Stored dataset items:
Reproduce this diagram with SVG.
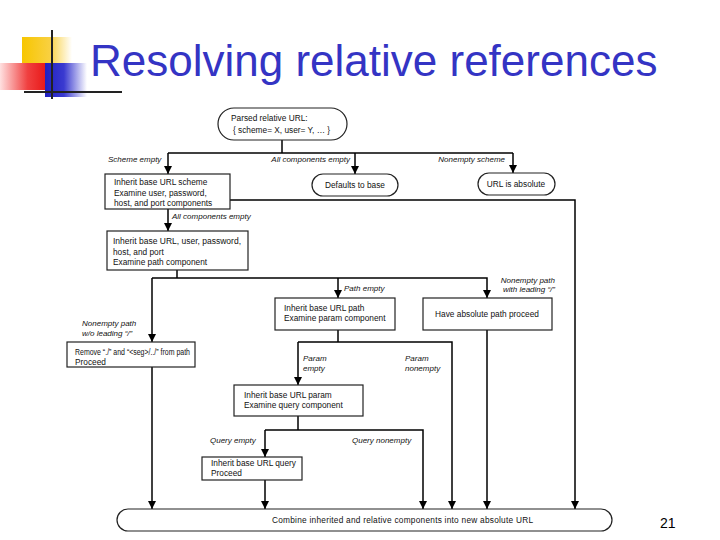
<svg xmlns="http://www.w3.org/2000/svg" width="720" height="540" viewBox="0 0 720 540">
<defs>
<linearGradient id="gy" x1="0" y1="0" x2="1" y2="0"><stop offset="0" stop-color="#f7c600"/><stop offset="0.55" stop-color="#f9d040"/><stop offset="1" stop-color="#ffffff"/></linearGradient>
<linearGradient id="gr" x1="0" y1="0" x2="1" y2="0"><stop offset="0" stop-color="#ffe0e0"/><stop offset="0.6" stop-color="#f04040"/><stop offset="1" stop-color="#e81818"/></linearGradient>
<linearGradient id="gb" x1="0" y1="0" x2="1" y2="0"><stop offset="0" stop-color="#2020c0"/><stop offset="0.45" stop-color="#3a3ad0"/><stop offset="1" stop-color="#ffffff"/></linearGradient>
<marker id="ah" markerUnits="userSpaceOnUse" markerWidth="9" markerHeight="9" refX="8" refY="4" orient="auto"><path d="M0,0 L8,4 L0,8 z" fill="#000"/></marker>
</defs>
<style>
.title{font-family:"Liberation Sans",Arial,sans-serif;font-size:44px;fill:#3434c4}
.box{fill:#fff;stroke:#222;stroke-width:1.2}
.t{font-family:"Liberation Sans",Arial,sans-serif;font-size:8.3px;fill:#111}
.l{font-family:"Liberation Sans",Arial,sans-serif;font-size:8px;font-style:italic;fill:#111}
.c{fill:none;stroke:#000;stroke-width:1.5}
.a{marker-end:url(#ah)}
.pg{font-family:"Liberation Sans",Arial,sans-serif;font-size:14px;fill:#000}
</style>
<rect width="720" height="540" fill="#fff"/>
<g id="logo">
<rect x="22" y="37" width="50" height="28" fill="url(#gy)"/>
<rect x="0" y="63" width="46" height="27" fill="url(#gr)"/>
<rect x="45" y="63" width="42" height="34" fill="url(#gb)"/>
<line x1="52" y1="30" x2="52" y2="99" stroke="#222" stroke-width="2"/>
<line x1="24" y1="92" x2="122" y2="92" stroke="#222" stroke-width="2"/>
</g>
<text class="title" x="90" y="76">Resolving relative references</text>
<g id="connectors">
<path class="c" d="M282,140 V153"/>
<path class="c" d="M168,153 H513"/>
<path class="c a" d="M168,153 V174"/>
<path class="c a" d="M355,153 V174"/>
<path class="c a" d="M513,153 V173"/>
<path class="c a" d="M230,200 H575 V509"/>
<path class="c a" d="M168,209 V231"/>
<path class="c" d="M177,270 V278"/>
<path class="c a" d="M152,278 H487 V298"/>
<path class="c a" d="M152,278 V342"/>
<path class="c a" d="M338,278 V298"/>
<path class="c a" d="M152,367 V509"/>
<path class="c" d="M338,330 V342"/>
<path class="c a" d="M298,342 H452 V509"/>
<path class="c a" d="M298,342 V385"/>
<path class="c a" d="M487,330 V509"/>
<path class="c" d="M298,416 V430"/>
<path class="c a" d="M265,430 H423 V509"/>
<path class="c a" d="M265,430 V457"/>
<path class="c a" d="M265,480 V509"/>
</g>
<g id="labels">
<text class="l" x="108" y="162">Scheme empty</text>
<text class="l" x="350" y="162" text-anchor="end">All components empty</text>
<text class="l" x="505" y="162" text-anchor="end">Nonempty scheme</text>
<text class="l" x="172" y="219">All components empty</text>
<text class="l" x="344" y="291">Path empty</text>
<text class="l" x="555" y="283" text-anchor="end">Nonempty path</text>
<text class="l" x="555" y="292" text-anchor="end">with leading “/”</text>
<text class="l" x="82" y="326">Nonempty path</text>
<text class="l" x="82" y="336">w/o leading “/”</text>
<text class="l" x="303" y="361">Param</text>
<text class="l" x="303" y="371">empty</text>
<text class="l" x="405" y="361">Param</text>
<text class="l" x="405" y="371">nonempty</text>
<text class="l" x="210" y="443">Query empty</text>
<text class="l" x="352" y="443">Query nonempty</text>
</g>
<g id="n-start">
<rect class="box" x="218" y="108" width="129" height="32" rx="16"/>
<text class="t" x="231" y="121">Parsed relative URL:</text>
<text class="t" x="233" y="133">{ scheme= X, user= Y, … }</text>
</g>
<g id="n-scheme">
<rect class="box" x="105" y="174" width="125" height="35"/>
<text class="t" x="114" y="185">Inherit base URL scheme</text>
<text class="t" x="114" y="196">Examine user, password,</text>
<text class="t" x="114" y="206">host, and port components</text>
</g>
<g id="n-defaults">
<rect class="box" x="312" y="174" width="86" height="22" rx="11"/>
<text class="t" x="355" y="188" text-anchor="middle">Defaults to base</text>
</g>
<g id="n-absolute">
<rect class="box" x="478" y="173" width="77" height="22" rx="11"/>
<text class="t" x="516" y="187" text-anchor="middle">URL is absolute</text>
</g>
<g id="n-user">
<rect class="box" x="107" y="231" width="141" height="39"/>
<text class="t" x="113" y="244" textLength="128" lengthAdjust="spacingAndGlyphs">Inherit base URL, user, password,</text>
<text class="t" x="113" y="255">host, and port</text>
<text class="t" x="113" y="265">Examine path component</text>
</g>
<g id="n-path">
<rect class="box" x="275" y="298" width="120" height="32"/>
<text class="t" x="284" y="311">Inherit base URL path</text>
<text class="t" x="284" y="321">Examine param component</text>
</g>
<g id="n-abspath">
<rect class="box" x="423" y="298" width="129" height="32"/>
<text class="t" x="487" y="317" text-anchor="middle">Have absolute path proceed</text>
</g>
<g id="n-remove">
<rect class="box" x="67" y="342" width="128" height="25"/>
<text class="t" x="75" y="355" textLength="115" lengthAdjust="spacingAndGlyphs">Remove “./” and “&lt;seg&gt;/../” from path</text>
<text class="t" x="75" y="365">Proceed</text>
</g>
<g id="n-param">
<rect class="box" x="234" y="385" width="129" height="31"/>
<text class="t" x="244" y="398">Inherit base URL param</text>
<text class="t" x="244" y="408">Examine query component</text>
</g>
<g id="n-query">
<rect class="box" x="202" y="457" width="100" height="23"/>
<text class="t" x="211" y="466">Inherit base URL query</text>
<text class="t" x="211" y="476">Proceed</text>
</g>
<g id="n-combine">
<rect class="box" x="117" y="509" width="495" height="22" rx="11"/>
<text class="t" x="272" y="523" textLength="261" lengthAdjust="spacing">Combine inherited and relative components into new absolute URL</text>
</g>
<text class="pg" x="660" y="528">21</text>
</svg>
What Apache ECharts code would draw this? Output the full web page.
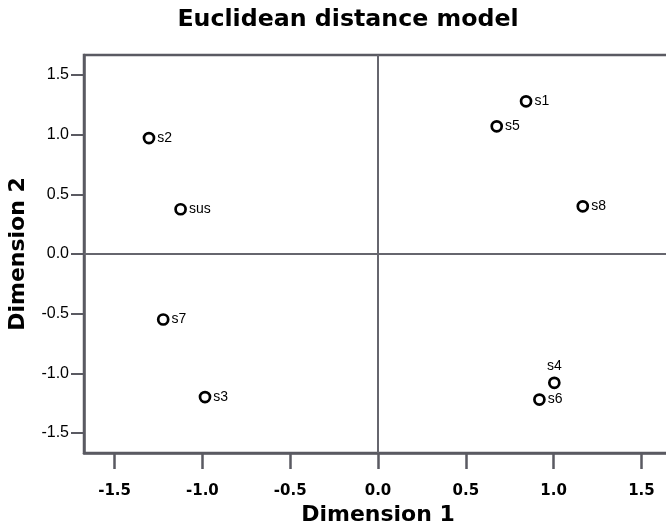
<!DOCTYPE html>
<html>
<head>
<meta charset="utf-8">
<script src="https://cdn.jsdelivr.net/npm/echarts@6/dist/echarts.min.js"></script>
<style>
  html, body { margin: 0; padding: 0; background: #fff; }
  #chart { width: 666px; height: 521px; }
</style>
</head>
<body>
<div id="chart"></div>
<script>
// stimulus names and their coordinates in the 2D solution
const names = ["s1", "s5", "s8", "s4", "s6", "s2", "sus", "s7", "s3"];
const dim1 = [0.843, 0.676, 1.166, 1.004, 0.919, -1.304, -1.124, -1.223, -0.985];
const dim2 = [1.28, 1.07, 0.40, -1.08, -1.22, 0.972, 0.375, -0.549, -1.199];
// tick positions on both axes
const xTicks = [-1.5, -1.0, -0.5, 0.0, 0.5, 1.0, 1.5];
const yTicks = [-1.5, -1.0, -0.5, 0.0, 0.5, 1.0, 1.5];

const myChart = echarts.init(document.getElementById("chart"));

const points = names.map((n, i) => ({
    name: n,
    value: [dim1[i], dim2[i]],
    label: n === "s4" ? {position: "top", distance: 3} : undefined,
}));

const axisColor = "#5a5a62";
const heavy = "DejaVu Sans";

const option = {
    backgroundColor: "#fff",
    animation: false,
    title: {
        text: "Euclidean distance model",
        left: 343,
        top: 3,
        textAlign: "center",
        textStyle: {
            fontFamily: heavy,
            fontWeight: "bold",
            fontSize: 23.7,
            color: "#000",
        },
    },
    grid: {
        left: 84,
        right: -6,
        top: 55,
        bottom: 68,
        outerBoundsMode: "none",
        show: true,
        borderColor: axisColor,
        borderWidth: 2.5,
        backgroundColor: "#fff",
    },
    xAxis: {
        type: "value",
        min: -1.674,
        max: 1.674,
        name: "Dimension 1",
        nameLocation: "middle",
        nameGap: 42,
        nameTextStyle: {
            fontFamily: heavy,
            fontWeight: "bold",
            fontSize: 22,
            color: "#000",
        },
        axisLine: {show: true, onZero: false, lineStyle: {color: axisColor, width: 2.5}},
        axisTick: {show: true, length: 16, customValues: xTicks, lineStyle: {color: axisColor, width: 2.5}},
        splitLine: {show: false},
        axisLabel: {
            margin: 31,
            customValues: xTicks,
            fontFamily: heavy,
            fontWeight: "bold",
            fontSize: 15,
            color: "#000",
            formatter: (v) => v.toFixed(1),
        },
    },
    yAxis: {
        type: "value",
        min: -1.668,
        max: 1.668,
        name: "Dimension 2",
        nameLocation: "middle",
        nameGap: 55,
        nameRotate: 90,
        nameTextStyle: {
            fontFamily: heavy,
            fontWeight: "bold",
            fontSize: 22,
            color: "#000",
        },
        axisLine: {show: true, onZero: false, lineStyle: {color: axisColor, width: 2.5}},
        axisTick: {show: true, length: 13, customValues: yTicks, lineStyle: {color: axisColor, width: 2}},
        splitLine: {show: false},
        axisLabel: {
            margin: 15,
            customValues: yTicks,
            fontFamily: "Liberation Sans",
            fontSize: 16,
            color: "#000",
            formatter: (v) => v.toFixed(1),
        },
    },
    series: [
        {
            type: "scatter",
            symbol: "circle",
            symbolSize: 10,
            itemStyle: {
                color: "#fff",
                borderColor: "#000",
                borderWidth: 2.7,
                opacity: 1,
            },
            label: {
                show: true,
                position: "right",
                distance: 2,
                formatter: "{b}",
                fontFamily: "Liberation Sans",
                fontSize: 14,
                color: "#000",
            },
            data: points,
            markLine: {
                silent: true,
                symbol: "none",
                label: {show: false},
                lineStyle: {color: "#66666e", width: 2, type: "solid"},
                data: [{xAxis: 0}, {yAxis: 0}],
                z: 1,
            },
            z: 3,
        },
    ],
};

option && myChart.setOption(option);
</script>
</body>
</html>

Problem to work on =
Using the material above, copy every line in which the string "this" occurs.

Result of the exercise =
Reproduce this diagram with SVG.
What Apache ECharts code would draw this? Output the full web page.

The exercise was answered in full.